From the entries below, copy every line that holds the word "this".

■ ■ ■ ■

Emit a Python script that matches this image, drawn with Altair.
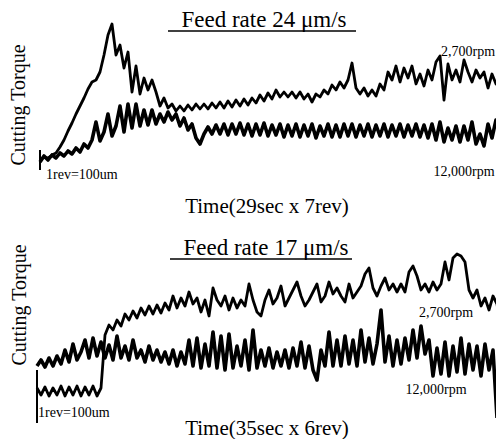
import altair as alt
import pandas as pd

FONT = "Liberation Serif"

# ---- data (torque in arbitrary units, sample index = time) ----
top_2700 = [30, 33, 32, 35, 37, 43, 50, 59, 67, 76,
            84, 92, 101, 108, 110, 118, 135, 155, 166, 135,
            145, 122, 138, 98, 124, 96, 112, 100, 110, 98,
            84, 92, 82, 86, 79, 84, 79, 85, 80, 86,
            81, 86, 81, 87, 82, 88, 82, 89, 83, 90,
            84, 91, 85, 92, 87, 95, 89, 97, 91, 100,
            93, 98, 93, 98, 92, 98, 91, 96, 88, 96,
            93, 100, 96, 105, 100, 108, 102, 110, 127, 102,
            96, 102, 94, 100, 94, 106, 100, 118, 110, 124,
            108, 122, 112, 124, 106, 116, 104, 120, 110, 128,
            134, 90, 126, 110, 120, 108, 130, 118, 108, 120,
            112, 118, 102, 116, 106, 112, 90]
top_12000 = [28, 34, 30, 35, 32, 37, 34, 39, 36, 42,
             38, 46, 42, 50, 68, 49, 58, 76, 54, 64,
             84, 58, 86, 62, 86, 64, 80, 65, 80, 66,
             76, 68, 78, 70, 76, 64, 72, 60, 66, 52,
             46, 56, 63, 56, 65, 56, 66, 55, 66, 56,
             67, 55, 66, 54, 66, 55, 67, 54, 65, 55,
             66, 53, 65, 54, 66, 53, 65, 54, 66, 52,
             64, 54, 66, 53, 65, 53, 66, 54, 66, 53,
             65, 54, 66, 53, 65, 54, 66, 53, 65, 54,
             66, 53, 65, 54, 66, 53, 65, 52, 66, 50,
             68, 48, 62, 50, 64, 48, 64, 50, 68, 46,
             56, 44, 66, 52, 70, 56, 66]
bot_2700 = [42, 35, 43, 34, 42, 35, 44, 34, 43, 35,
            44, 34, 43, 35, 44, 34, 42, 95, 105, 100,
            110, 104, 116, 110, 119, 112, 122, 115, 124, 116,
            125, 117, 127, 120, 134, 122, 132, 124, 138, 126,
            132, 118, 130, 114, 142, 130, 124, 134, 120, 132,
            122, 130, 124, 146, 130, 118, 114, 130, 140, 126,
            132, 144, 124, 132, 140, 148, 134, 124, 130, 138,
            146, 128, 134, 148, 136, 142, 134, 128, 146, 132,
            138, 144, 156, 162, 142, 134, 144, 152, 140, 146,
            138, 146, 138, 158, 164, 154, 140, 146, 138, 148,
            140, 146, 168, 150, 172, 176, 174, 168, 140, 132,
            140, 124, 132, 120, 134, 126, 100]
bot_12000 = [64, 70, 63, 72, 64, 74, 66, 80, 68, 86,
             70, 78, 90, 72, 92, 74, 88, 72, 85, 70,
             94, 72, 84, 70, 90, 72, 80, 68, 84, 70,
             80, 68, 78, 66, 80, 64, 78, 66, 90, 64,
             92, 62, 86, 64, 98, 62, 94, 60, 96, 62,
             84, 64, 90, 60, 100, 62, 80, 64, 82, 62,
             78, 64, 80, 62, 82, 64, 88, 62, 84, 60,
             50, 80, 64, 98, 64, 90, 64, 94, 66, 90,
             64, 100, 68, 92, 66, 86, 120, 68, 94, 64,
             90, 66, 92, 70, 100, 72, 104, 76, 90, 54,
             82, 56, 88, 54, 84, 58, 92, 56, 86, 60,
             84, 54, 86, 60, 80, 12]
top_bracket = [20, 40]
bot_bracket = [7, 60]

panels = [
    {"title": "Feed rate 24 \u03bcm/s", "xlabel": "Time(29sec x 7rev)",
     "a": top_2700, "b": top_12000, "br": top_bracket,
     "xr": [32, 496], "yr": [182, 12]},
    {"title": "Feed rate 17 \u03bcm/s", "xlabel": "Time(35sec x 6rev)",
     "a": bot_2700, "b": bot_12000, "br": bot_bracket,
     "xr": [29, 493], "yr": [422, 252]},
]

layers = []
for p in panels:
    xs = alt.Scale(domain=[0, 116], range=p["xr"], nice=False, zero=False)
    ys = alt.Scale(domain=[0, 170], range=p["yr"], nice=False, zero=False)
    for vals, w in ((p["a"], 2.8), (p["b"], 3.6)):
        df = pd.DataFrame({"i": list(range(len(vals))), "torque": vals})
        layers.append(
            alt.Chart(df).mark_line(color="black", strokeWidth=w, strokeJoin="round")
            .encode(x=alt.X("i:Q", scale=xs, axis=None),
                    y=alt.Y("torque:Q", scale=ys, axis=None))
        )
    bdf = pd.DataFrame({"i": [0], "lo": [p["br"][0]], "hi": [p["br"][1]]})
    layers.append(
        alt.Chart(bdf).mark_rule(color="black", strokeWidth=2)
        .encode(x=alt.X("i:Q", scale=xs, axis=None),
                y=alt.Y("lo:Q", scale=ys, axis=None), y2="hi:Q")
    )


def txt(s, x, y, size, angle=0, align="center", baseline="alphabetic"):
    return alt.Chart(pd.DataFrame({"t": [s]})).mark_text(
        font=FONT, fontSize=size, color="black", align=align, baseline=baseline,
        angle=angle
    ).encode(text="t:N", x=alt.value(x), y=alt.value(y))


def uline(x1, x2, y):
    return alt.Chart(pd.DataFrame({"t": [0]})).mark_rule(color="black", strokeWidth=1.3).encode(
        x=alt.value(x1), x2=alt.value(x2), y=alt.value(y))


texts = [
    txt(panels[0]["title"], 256, 19, 23), uline(160, 348, 23),
    txt(panels[0]["xlabel"], 259, 205, 21),
    txt("Cutting Torque", 11, 97, 20, angle=270, baseline="middle"),
    txt("2,700rpm", 460, 48, 14),
    txt("12,000rpm", 456, 168, 14),
    txt("1rev=100um", 38, 171, 14, align="left"),
    txt(panels[1]["title"], 258, 247, 23), uline(162, 344, 251),
    txt(panels[1]["xlabel"], 259, 431, 21, baseline="bottom"),
    txt("Cutting Torque", 12, 297, 20, angle=270, baseline="middle"),
    txt("2,700rpm", 438, 309, 14),
    txt("12,000rpm", 428, 386, 14),
    txt("1rev=100um", 30, 409, 14, align="left"),
]

chart = alt.layer(*layers, *texts).resolve_scale(x="independent", y="independent").properties(
    width=488, height=431, autosize=alt.AutoSizeParams(type="none"), padding=0
).configure_view(stroke=None)

chart.save("out.html", embed_options={"renderer": "svg", "actions": False})
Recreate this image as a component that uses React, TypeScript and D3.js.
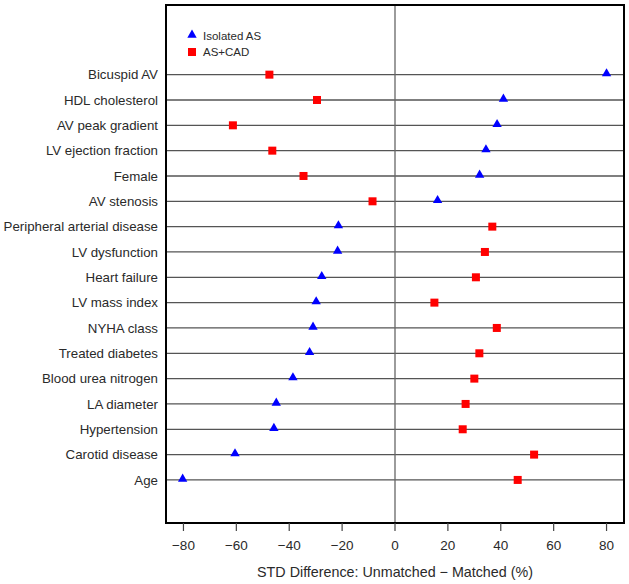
import React, { useEffect, useRef } from 'react';
import * as d3 from 'd3';

const categories = [
  'Bicuspid AV',
  'HDL cholesterol',
  'AV peak gradient',
  'LV ejection fraction',
  'Female',
  'AV stenosis',
  'Peripheral arterial disease',
  'LV dysfunction',
  'Heart failure',
  'LV mass index',
  'NYHA class',
  'Treated diabetes',
  'Blood urea nitrogen',
  'LA diameter',
  'Hypertension',
  'Carotid disease',
  'Age',
];
const isolatedAS = [80, 41, 38.6, 34.4, 32, 16.1, -21.4, -21.7, -27.7, -29.8, -31, -32.3, -38.6, -44.9, -45.8, -60.5, -80.3];
const asCad = [-47.5, -29.5, -61.3, -46.4, -34.6, -8.5, 36.8, 34, 30.6, 14.9, 38.5, 31.9, 30, 26.7, 25.6, 52.6, 46.4];
const xTicks = [-80, -60, -40, -20, 0, 20, 40, 60, 80];

const W = 629;
const H = 584;
const left = 166;
const right = 624;
const top = 5;
const bottom = 523;

const App = () => {
  const svgRef = useRef<SVGSVGElement>(null);

  useEffect(() => {
    const svg = d3.select(svgRef.current);
    svg.selectAll('*').remove();
    const font = 'Liberation Sans, Arial, sans-serif';

    const x = d3.scaleLinear().domain([-86.6, 86.6]).range([left, right]);
    const y = d3.scaleLinear().domain([-2.75, 17.7]).range([top, bottom]);

    // row lines
    svg
      .append('g')
      .selectAll('line')
      .data(categories)
      .join('line')
      .attr('x1', left)
      .attr('x2', right)
      .attr('y1', (d, i) => y(i))
      .attr('y2', (d, i) => y(i))
      .attr('stroke', '#555')
      .attr('stroke-width', 1.3);

    // zero line
    svg
      .append('line')
      .attr('x1', x(0))
      .attr('x2', x(0))
      .attr('y1', top)
      .attr('y2', bottom)
      .attr('stroke', '#666')
      .attr('stroke-width', 1.3);

    // category labels
    svg
      .append('g')
      .selectAll('text')
      .data(categories)
      .join('text')
      .attr('x', left - 8)
      .attr('y', (d, i) => y(i))
      .attr('dy', '0.35em')
      .attr('text-anchor', 'end')
      .attr('font-family', font)
      .attr('font-size', 13.3)
      .attr('fill', '#2a2a2a')
      .text((d) => d);

    // frame
    svg
      .append('rect')
      .attr('x', left)
      .attr('y', top)
      .attr('width', right - left)
      .attr('height', bottom - top)
      .attr('fill', 'none')
      .attr('stroke', '#000')
      .attr('stroke-width', 2);

    // x axis
    const axis = svg.append('g').attr('transform', `translate(0,${bottom})`);
    axis
      .selectAll('line')
      .data(xTicks)
      .join('line')
      .attr('x1', (d) => x(d))
      .attr('x2', (d) => x(d))
      .attr('y1', 0)
      .attr('y2', 8)
      .attr('stroke', '#444')
      .attr('stroke-width', 1.2);
    axis
      .selectAll('text')
      .data(xTicks)
      .join('text')
      .attr('x', (d) => x(d))
      .attr('y', 22)
      .attr('dy', '0.35em')
      .attr('text-anchor', 'middle')
      .attr('font-family', font)
      .attr('font-size', 13.5)
      .attr('fill', '#2a2a2a')
      .text((d) => (d < 0 ? '\u2212' + Math.abs(d) : String(d)));

    svg
      .append('text')
      .attr('x', x(0))
      .attr('y', 572)
      .attr('dy', '0.35em')
      .attr('text-anchor', 'middle')
      .attr('font-family', font)
      .attr('font-size', 14.3)
      .attr('fill', '#2a2a2a')
      .text('STD Difference: Unmatched \u2212 Matched (%)');

    const tri = d3.symbol().type(d3.symbolTriangle).size(38);

    // isolated AS
    svg
      .append('g')
      .selectAll('path')
      .data(isolatedAS)
      .join('path')
      .attr('d', tri)
      .attr('transform', (d, i) => `translate(${x(d)},${y(i) - 1})`)
      .attr('fill', '#0000ff');

    // AS+CAD
    svg
      .append('g')
      .selectAll('rect')
      .data(asCad)
      .join('rect')
      .attr('x', (d) => x(d) - 4)
      .attr('y', (d, i) => y(i) - 4)
      .attr('width', 8)
      .attr('height', 8)
      .attr('fill', '#ff0000');

    // legend
    const lg = svg.append('g');
    lg.append('path').attr('d', tri).attr('transform', 'translate(192,35)').attr('fill', '#0000ff');
    lg.append('rect').attr('x', 188).attr('y', 48).attr('width', 8).attr('height', 8).attr('fill', '#ff0000');
    lg.append('text')
      .attr('x', 203)
      .attr('y', 36)
      .attr('dy', '0.35em')
      .attr('font-family', font)
      .attr('font-size', 11.5)
      .attr('fill', '#2a2a2a')
      .text('Isolated AS');
    lg.append('text')
      .attr('x', 203)
      .attr('y', 52)
      .attr('dy', '0.35em')
      .attr('font-family', font)
      .attr('font-size', 11.5)
      .attr('fill', '#2a2a2a')
      .text('AS+CAD');
  }, []);

  return (
    <svg
      ref={svgRef}
      width={W}
      height={H}
      style={{ position: 'absolute', left: 0, top: 0, background: '#fff' }}
    />
  );
};

export default App;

■ ■ ■ ■

Task output:
Emit a Python script that matches this image, drawn with Altair.
Recreate this image as a component that uses React, TypeScript and D3.js.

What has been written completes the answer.